Anyway, the show. The show was full of young, next-best-thing artists. People who gave up paying careers, or never quite found the career worth getting paid for, for the opportunity to think, talk, and make their art, full-time. People who dream in tertiary colors, on purpose. People who wear fashion casually the way a suburban pre-teen might dress up for Halloween.
I considered calling it a scene, but that sounds so subjective. A scene is only a scene, when the scene is not your own. Otherwise, it's home.
I walked from studio to studio, blissfully happy to be in this atmosphere. Excited to see creationism as perceived by a man or woman who doesn't mind paying 20 grand a year for the opportunity.

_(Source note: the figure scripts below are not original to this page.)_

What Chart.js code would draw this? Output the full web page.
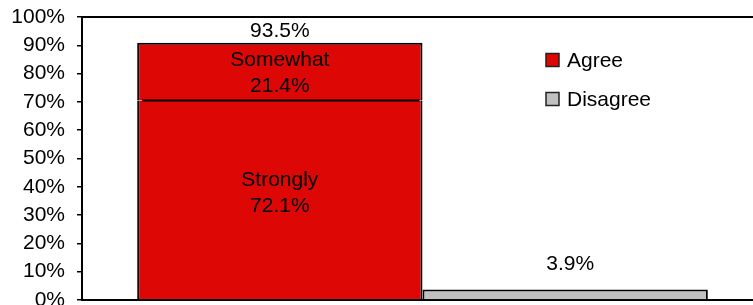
<!DOCTYPE html>
<html>
<head>
<meta charset="utf-8">
<script src="https://cdn.jsdelivr.net/npm/chart.js@4/dist/chart.umd.min.js"></script>
<style>
  html, body { margin: 0; padding: 0; background: #fff; overflow: hidden; }
  #wrap { width: 765px; height: 305px; }
</style>
</head>
<body>
<div id="wrap"><canvas id="chart"></canvas></div>
<script>
// values (bar heights) and the printed labels
const categories = [''];
const stronglyValues = [70.5];
const somewhatValues = [20.4];
const disagreeValues = [3.7];
const stronglyLabel = ['Strongly', '72.1%'];
const somewhatLabel = ['Somewhat', '21.4%'];
const agreeTotalLabel = '93.5%';
const disagreeLabel = '3.9%';
const legendNames = ['Agree', 'Disagree'];
const yTicks = [0, 10, 20, 30, 40, 50, 60, 70, 80, 90, 100];

const RED = '#dd0806';
const GREY = '#c0c0c0';
const FONT = '"Liberation Sans", Arial, sans-serif';

const labelPlugin = {
    id: 'labels',
    afterDatasetsDraw(chart) {
        const ctx = chart.ctx;
        const area = chart.chartArea;
        ctx.save();
        // top frame line
        ctx.strokeStyle = '#000';
        ctx.lineWidth = 2;
        ctx.beginPath();
        ctx.moveTo(area.left, area.top);
        ctx.lineTo(area.right + 5, area.top);
        ctx.stroke();

        const strong = chart.getDatasetMeta(0).data[0];
        const some = chart.getDatasetMeta(1).data[0];
        const dis = chart.getDatasetMeta(2).data[0];

        // divider between strongly / somewhat, slightly inset like the original
        ctx.beginPath();
        ctx.moveTo(strong.x - strong.width / 2 + 5, strong.y);
        ctx.lineTo(strong.x + strong.width / 2 - 3, strong.y);
        ctx.stroke();

        ctx.font = '21px ' + FONT;
        ctx.fillStyle = '#000';
        ctx.textAlign = 'center';
        ctx.textBaseline = 'middle';

        let mid = (strong.y + strong.base) / 2 - 7;
        ctx.fillText(stronglyLabel[0], strong.x, mid - 13);
        ctx.fillText(stronglyLabel[1], strong.x, mid + 13);

        mid = (some.y + some.base) / 2 + 2;
        ctx.fillText(somewhatLabel[0], some.x, mid - 13);
        ctx.fillText(somewhatLabel[1], some.x, mid + 13);

        ctx.fillText(agreeTotalLabel, some.x, some.y - 12);
        ctx.fillText(disagreeLabel, dis.x + 5, dis.y - 25);

        // legend
        const colors = [RED, GREY];
        ctx.textAlign = 'left';
        legendNames.forEach((name, i) => {
            const y = 60 + i * 39;
            ctx.fillStyle = colors[i];
            ctx.fillRect(546, y - 6.5, 13, 13);
            ctx.strokeStyle = '#222';
            ctx.lineWidth = 1.5;
            ctx.strokeRect(546, y - 6.5, 13, 13);
            ctx.fillStyle = '#000';
            ctx.fillText(name, 567, y + 1);
        });
        ctx.restore();
    }
};

new Chart(document.getElementById('chart'), {
    type: 'bar',
    data: {
        labels: categories,
        datasets: [
            {
                label: 'Strongly',
                data: stronglyValues,
                stack: 'agree',
                backgroundColor: RED,
                borderColor: '#000',
                borderWidth: { top: 0, left: 2, right: 2, bottom: 0 },
                borderSkipped: 'start'
            },
            {
                label: 'Somewhat',
                data: somewhatValues,
                stack: 'agree',
                backgroundColor: RED,
                borderColor: '#000',
                borderWidth: { top: 2, left: 2, right: 2, bottom: 0 },
                borderSkipped: 'start'
            },
            {
                label: 'Disagree',
                data: disagreeValues,
                stack: 'disagree',
                backgroundColor: GREY,
                borderColor: '#000',
                borderWidth: 2,
                borderSkipped: 'start'
            }
        ]
    },
    options: {
        responsive: true,
        maintainAspectRatio: false,
        animation: false,
        categoryPercentage: 0.838,
        barPercentage: 1,
        layout: { padding: { top: 17, bottom: 5, left: 0, right: 2 } },
        plugins: {
            legend: { display: false },
            tooltip: { enabled: false }
        },
        scales: {
            x: {
                stacked: true,
                ticks: { display: false },
                grid: { display: false, drawTicks: false },
                border: { display: true, color: '#000', width: 2 },
                afterFit(scale) { scale.height = 0; }
            },
            y: {
                stacked: true,
                min: 0,
                max: 100,
                afterBuildTicks(scale) {
                    scale.ticks = yTicks.map(v => ({ value: v }));
                },
                ticks: {
                    autoSkip: false,
                    callback: v => v + '%',
                    color: '#000',
                    padding: 12,
                    font: { family: FONT, size: 21 }
                },
                grid: {
                    drawOnChartArea: false,
                    tickLength: 5,
                    color: '#000',
                    lineWidth: 1.5
                },
                border: { display: true, color: '#000', width: 2 },
                afterFit(scale) {
                    scale.width = 82;
                    scale.paddingTop = 0;
                    scale.paddingBottom = 0;
                }
            }
        }
    },
    plugins: [labelPlugin]
});
</script>
</body>
</html>
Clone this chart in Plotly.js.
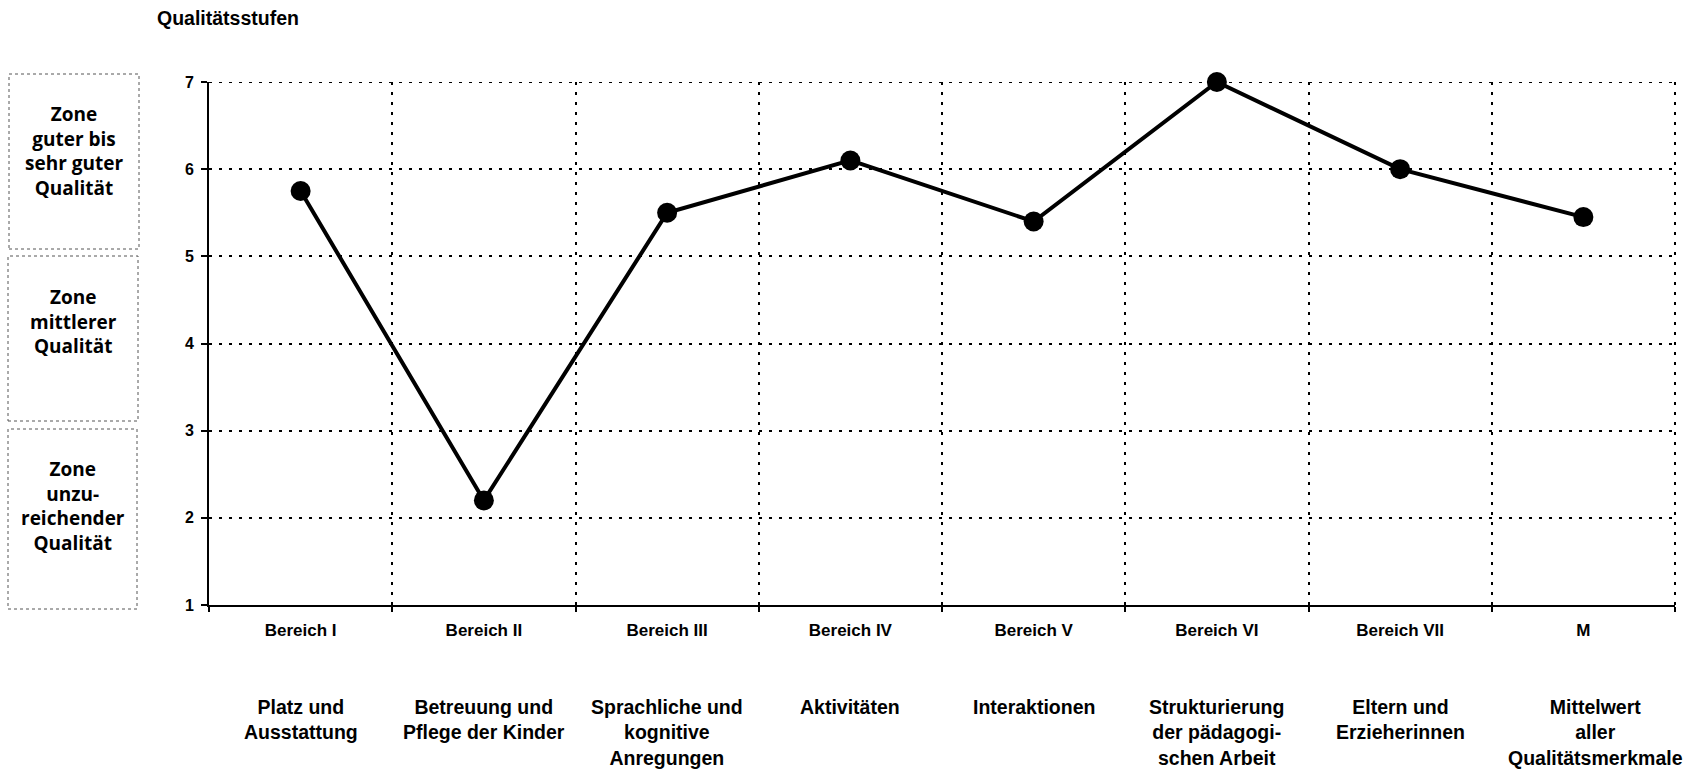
<!DOCTYPE html>
<html>
<head>
<meta charset="utf-8">
<script src="https://cdn.plot.ly/plotly-3.0.1.min.js"></script>
<style>html,body{margin:0;padding:0;background:#fff;}</style>
</head>
<body>
<div id="chart" style="width:1693px;height:774px;"></div>
<script>
// ---- data ----
const categories = ["Bereich I", "Bereich II", "Bereich III", "Bereich IV", "Bereich V", "Bereich VI", "Bereich VII", "M"];
const descriptions = [
  "Platz und<br>Ausstattung",
  "Betreuung und<br>Pflege der Kinder",
  "Sprachliche und<br>kognitive<br>Anregungen",
  "Aktivitäten",
  "Interaktionen",
  "Strukturierung<br>der pädagogi-<br>schen Arbeit",
  "Eltern und<br>Erzieherinnen",
  "Mittelwert<br>aller<br>Qualitätsmerkmale"
];
const values = [5.75, 2.2, 5.5, 6.1, 5.4, 7.0, 6.0, 5.45];
const yTicks = [1, 2, 3, 4, 5, 6, 7];
const zoneTexts = [
  "Zone<br>guter bis<br>sehr guter<br>Qualität",
  "Zone<br>mittlerer<br>Qualität",
  "Zone<br>unzu-<br>reichender<br>Qualität"
];
const titleText = "Qualitätsstufen";

// ---- layout helpers ----
const W = 1693, H = 774;
const mL = 209, mR = 18, mT = 82, mB = 169;
const pw = W - mL - mR, ph = H - mT - mB;
const px = x => (x - mL) / pw;
const py = y => (H - mB - y) / ph;

const sans = "Liberation Sans, Arial, sans-serif";
const zoneFont = "Open Sans, sans-serif";
const gridDash = "3px,7px";

const zoneBoxes = [
  {x0: 9, x1: 139, y0: 74, y1: 249, cy: 151},
  {x0: 8, x1: 138, y0: 256, y1: 421, cy: 321},
  {x0: 8, x1: 137, y0: 429, y1: 609, cy: 506}
];

const shapes = zoneBoxes.map(b => ({
  type: "rect", xref: "paper", yref: "paper",
  x0: px(b.x0), x1: px(b.x1), y0: py(b.y1), y1: py(b.y0),
  line: {color: "#555", width: 1, dash: "dot"}, fillcolor: "rgba(0,0,0,0)"
}));
// top gridline (y = 7) and right boundary gridline, which the axes do not draw at the range edges
shapes.push({type: "line", xref: "paper", yref: "y", x0: 0, x1: 1, y0: yTicks[yTicks.length - 1], y1: yTicks[yTicks.length - 1],
  line: {color: "#000", width: 2, dash: gridDash}, layer: "below"});
shapes.push({type: "line", xref: "paper", yref: "paper", x0: 1, x1: 1, y0: 0, y1: 1,
  line: {color: "#000", width: 2, dash: gridDash}, layer: "below"});

const annotations = [];
annotations.push({
  xref: "paper", yref: "paper", x: px(155), y: py(18),
  xanchor: "left", yanchor: "middle", showarrow: false,
  text: titleText,
  font: {family: sans, size: 19.5, weight: "bold", color: "#000"}
});
zoneBoxes.forEach((b, i) => {
  annotations.push({
    xref: "paper", yref: "paper", x: px((b.x0 + b.x1) / 2), y: py(b.cy),
    xanchor: "center", yanchor: "middle", showarrow: false, align: "center",
    text: zoneTexts[i],
    font: {family: zoneFont, size: 19, weight: "bold", color: "#000"}
  });
});
categories.forEach((c, i) => {
  annotations.push({
    xref: "x", yref: "paper", x: c, y: py(694),
    xanchor: "center", yanchor: "top", showarrow: false, align: "center",
    xshift: i === 7 ? 12 : 0,
    text: descriptions[i],
    font: {family: sans, size: 19.5, weight: "bold", color: "#000"}
  });
});

const trace = {
  type: "scatter", mode: "lines+markers",
  x: categories, y: values,
  line: {color: "#000", width: 4},
  marker: {color: "#000", size: 20},
  cliponaxis: false, hoverinfo: "skip"
};

const layout = {
  width: W, height: H,
  margin: {l: mL, r: mR, t: mT, b: mB, pad: 0},
  paper_bgcolor: "#fff", plot_bgcolor: "#fff",
  showlegend: false,
  xaxis: {
    type: "category", range: [-0.5, 7.5], tickson: "boundaries",
    showgrid: true, gridcolor: "#000", gridwidth: 2, griddash: gridDash,
    showline: true, linecolor: "#000", linewidth: 2,
    ticks: "outside", ticklen: 5, tickwidth: 2, tickcolor: "#000",
    ticklabelstandoff: 9,
    tickfont: {family: sans, size: 17, weight: "bold", color: "#000"},
    zeroline: false, fixedrange: true
  },
  yaxis: {
    range: [1, 7], tickvals: yTicks, ticktext: yTicks.map(String),
    showgrid: true, gridcolor: "#000", gridwidth: 2, griddash: gridDash,
    showline: true, linecolor: "#000", linewidth: 2,
    ticks: "outside", ticklen: 6, tickwidth: 2, tickcolor: "#000",
    ticklabelstandoff: 4,
    tickfont: {family: sans, size: 16, weight: "bold", color: "#000"},
    zeroline: false, fixedrange: true
  },
  shapes: shapes,
  annotations: annotations
};

Plotly.newPlot("chart", [trace], layout, {displayModeBar: false, staticPlot: true});
</script>
</body>
</html>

Art is a funny thing. It's hysterical. It's mind-warping, and weird. I thought I understood art. I thought I got it. I thought at least that I was OK with the moments when I didn't get it. But tonight, I did not get it. I did not get a lot of the things hanging on the walls with push pins, or draped across the floor covered in plaster. I did not get the layer of colored cellophane, the hair glued onto rice paper, the dried plaster mold created by a hand that grabbed the plaster when it was wet.
I did not get Art, tonight, as I sipped my red wine from my plastic cup. But I have to tell you, I enjoyed it. I enjoyed it's ambiguity, it's irrelevance, and it's nonsensical fist through the wall. And I enjoyed peering through the wall, into another plaster mold, filled with hair, surrounded by a yellow inner tube.